A significant disadvantage of drainback solar water heaters is the potential for heat loss when the system is not active, especially during night exposure. Since the system relies on solar energy, there's an inherent limitation in retaining heat without continuous sunlight. This means that during the night, or on cloudy days, the system may lose a considerable amount of the heat it gathered during the day.

Drainback systems necessitate the use of larger pumps compared to other solar water heating systems. These larger pumps are required to effectively circulate the water through the system, but their size can contribute to higher initial costs and potentially greater energy usage for operation, slightly offsetting the system’s overall efficiency.

While the concept of the drainback system is relatively straightforward, designing the solar loop requires special attention. The most challenging aspect is ensuring that all water from the collectors drains back into the reservoir when the pump stops. Achieving this efficient drainage, which depends on gravity, while ensuring air flows upwards into the solar panels and outdoor pipes, can be complex and requires precise engineering.

The presence of air in the system introduces the possibility of metal corrosion over time. This aspect is particularly crucial in drainback systems where air is a part of the solar loop.
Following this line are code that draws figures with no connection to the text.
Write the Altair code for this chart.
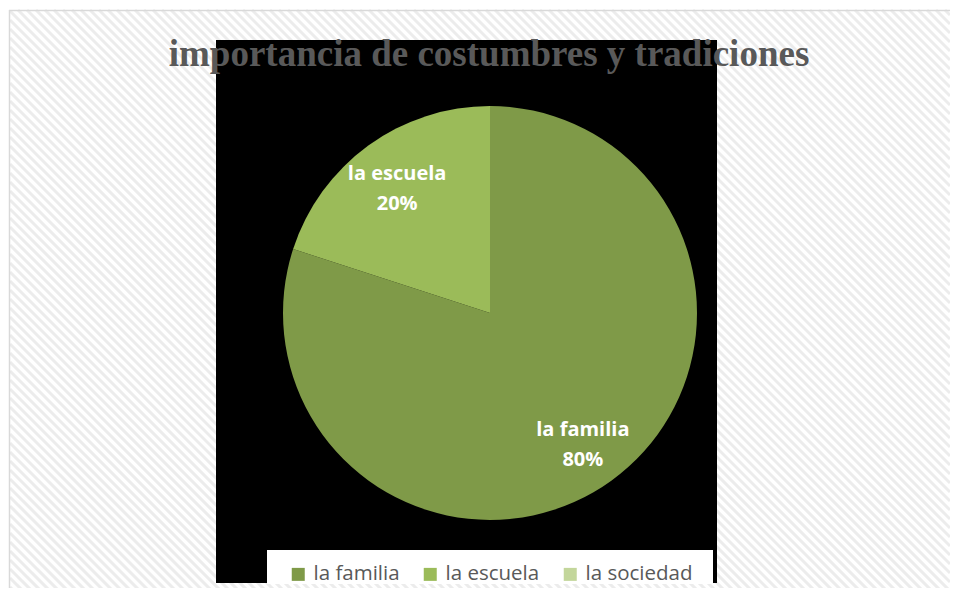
import altair as alt
import pandas as pd

# ---- data ----
categorias = ["la familia", "la escuela", "la sociedad"]
valores = [80, 20, 0]          # percent
colores = ["#7F9A48", "#9BBB59", "#C3D69B"]
titulo = "importancia de costumbres y tradiciones"

df = pd.DataFrame({"categoria": categorias, "valor": valores, "orden": list(range(len(categorias)))})
one = pd.DataFrame({"k": [0]})

W, H = 942, 580
CX, CY, R = 482, 305, 207

# diagonal hatch of the chart area (decoration)
hatch = alt.Chart(alt.sequence(start=-620, stop=960, step=9, as_="c")).transform_calculate(
    x1="max(datum.c, 2)", y1="2 + max(datum.c, 2) - datum.c",
    x2="min(datum.c + 620, 942)", y2="2 + min(datum.c + 620, 942) - datum.c",
).transform_filter("datum.x2 > datum.x1").mark_rule(color="#ececec", strokeWidth=3).encode(
    x=alt.X("x1:Q", scale=None), x2="x2:Q",
    y=alt.Y("y1:Q", scale=None), y2="y2:Q",
)

border_left = alt.Chart(one).mark_rule(color="#d9d9d9", strokeWidth=1.5).encode(
    x=alt.value(1.5), y=alt.value(2), y2=alt.value(H)
)
border_top = alt.Chart(one).mark_rule(color="#d9d9d9", strokeWidth=1.5).encode(
    x=alt.value(1), x2=alt.value(W), y=alt.value(2.5)
)

plot_bg = alt.Chart(one).mark_rect(color="black").encode(
    x=alt.value(208), x2=alt.value(709), y=alt.value(32), y2=alt.value(575)
)

color_scale = alt.Scale(domain=categorias, range=colores)

arcs = alt.Chart(df).mark_arc(radius=R, stroke="transparent").encode(
    theta=alt.Theta("valor:Q", stack=True),
    order=alt.Order("orden:O"),
    color=alt.Color(
        "categoria:N", scale=color_scale, sort=categorias,
        legend=alt.Legend(
            orient="none", legendX=280, legendY=556, direction="horizontal",
            title=None, symbolType="square", symbolSize=169, symbolStrokeWidth=0,
            labelFont="Open Sans", labelFontSize=20.5, labelColor="#595959",
            labelOffset=5, columnPadding=20, padding=0, labelLimit=300,
        ),
    ),
    x=alt.value(CX), y=alt.value(CY),
)

labels = alt.Chart(df).transform_filter("datum.valor > 0").transform_calculate(
    etiqueta="datum.categoria + '\\n' + datum.valor + '%'"
).mark_text(
    radius=158, font="Open Sans", fontSize=20, fontWeight="bold", color="white",
    lineBreak="\n", lineHeight=30, align="center", baseline="middle", dy=-11,
).encode(
    theta=alt.Theta("valor:Q", stack=True),
    order=alt.Order("orden:O"),
    text="etiqueta:N",
    x=alt.value(CX), y=alt.value(CY),
)

legend_box = alt.Chart(one).mark_rect(color="white").encode(
    x=alt.value(259), x2=alt.value(705), y=alt.value(542), y2=alt.value(576)
)

title = alt.Chart(one).mark_text(
    text=titulo, font="Liberation Serif", fontSize=37, fontWeight="bold",
    color="#595959", align="center", baseline="alphabetic",
).encode(x=alt.value(481), y=alt.value(58))

chart = alt.layer(hatch, border_left, border_top, plot_bg, arcs, labels, legend_box, title).properties(
    width=W, height=H,
    autosize=alt.AutoSizeParams(type="none"),
    padding={"left": 0, "top": 0, "right": 0, "bottom": 0},
    background="white",
).configure_view(stroke="transparent")

chart.save("out.html", embed_options={"renderer": "svg", "actions": False})
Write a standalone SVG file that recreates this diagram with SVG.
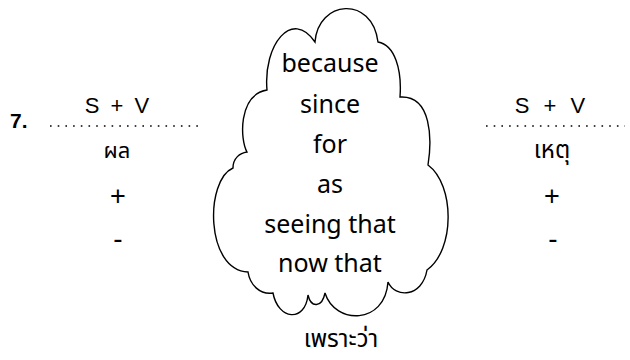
<svg xmlns="http://www.w3.org/2000/svg" width="630" height="360" viewBox="0 0 630 360">
<style>
.lat{font-family:"Liberation Sans",Arial,sans-serif;fill:#000}
.sv{font-size:22px;word-spacing:5px;text-anchor:middle}
.dots{stroke:#000;stroke-width:1.6;stroke-dasharray:1.6 6.1;fill:none}
.th{font-family:"Noto Sans Thai","Noto Sans",sans-serif;font-size:22px;text-anchor:middle;fill:#000}
.plus{font-size:27px;text-anchor:middle}
.minus{font-size:28px;text-anchor:middle}
.cw{font-family:"Noto Sans",sans-serif;font-size:25px;text-anchor:middle;fill:#000}
.cloud{fill:#fff;stroke:#000;stroke-width:1.4}
</style>
<rect width="630" height="360" fill="#fff"/>
<g id="number">
<text class="lat" x="10" y="128" style="font-size:21px;font-weight:bold">7.</text>
</g>
<g id="left-clause">
<text class="lat sv" x="117" y="113">S + V</text>
<line class="dots" x1="50" y1="126" x2="198" y2="126"/>
<text class="th" x="117" y="158">ผล</text>
<text class="lat plus" x="118" y="205">+</text>
<text class="lat minus" x="118" y="248">-</text>
</g>
<g id="cloud-node">
<path class="cloud" d="M 267,90 C 263,45 292,8 315,42 C 318,0 372,-5 378,42 C 395,45 402,70 400,97 C 432,95 432,140 428,165 C 455,185 455,250 427,270 C 422,298 395,298 388,282 C 385,325 335,325 325,293 C 322,308 311,308 308,295 C 305,323 278,320 273,293 C 260,295 250,285 248,272 C 205,270 205,180 233,168 C 233,158 240,153 247,152 C 240,140 238,95 267,90 Z"/>
<text class="cw" x="330" y="72">because</text>
<text class="cw" x="330" y="113">since</text>
<text class="cw" x="330" y="153">for</text>
<text class="cw" x="330" y="193">as</text>
<text class="cw" x="330" y="233">seeing that</text>
<text class="cw" x="330" y="272">now that</text>
<text class="th" x="341" y="347" style="font-size:24px">เพราะว่า</text>
</g>
<g id="right-clause">
<text class="lat sv" x="550" y="113" style="word-spacing:8px">S + V</text>
<line class="dots" x1="486" y1="126" x2="625" y2="126"/>
<text class="th" x="552" y="158" style="font-size:24px">เหตุ</text>
<text class="lat plus" x="552" y="205">+</text>
<text class="lat minus" x="553" y="248">-</text>
</g>
<g id="connectors"></g>
</svg>
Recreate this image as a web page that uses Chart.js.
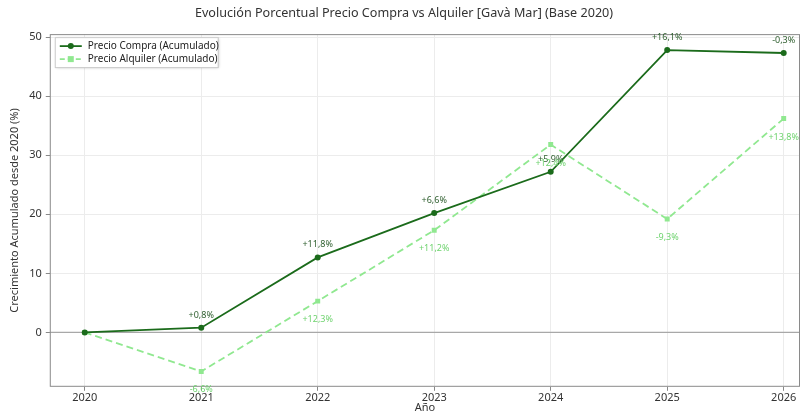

The interaction between air, water, and metal components can lead to corrosion if not properly managed, potentially impacting the longevity and efficiency of the system.


The drainback solar water heater is suitable for all climates, including the coldest, due to its ability to drain fluid from the collector and exposed pipes, preventing freezing damage. Therefore, it's crucial to design the system to ensure quick and complete fluid drainage.

Additionally, the tank should be installed as high as possible while still allowing for complete drainage. To facilitate this, horizontal pipes should be avoided. Instead, ensure all pipes have a minimum 15-degree slope, and opt for 45-degree fittings rather than 90-degree ones for more efficient drainage.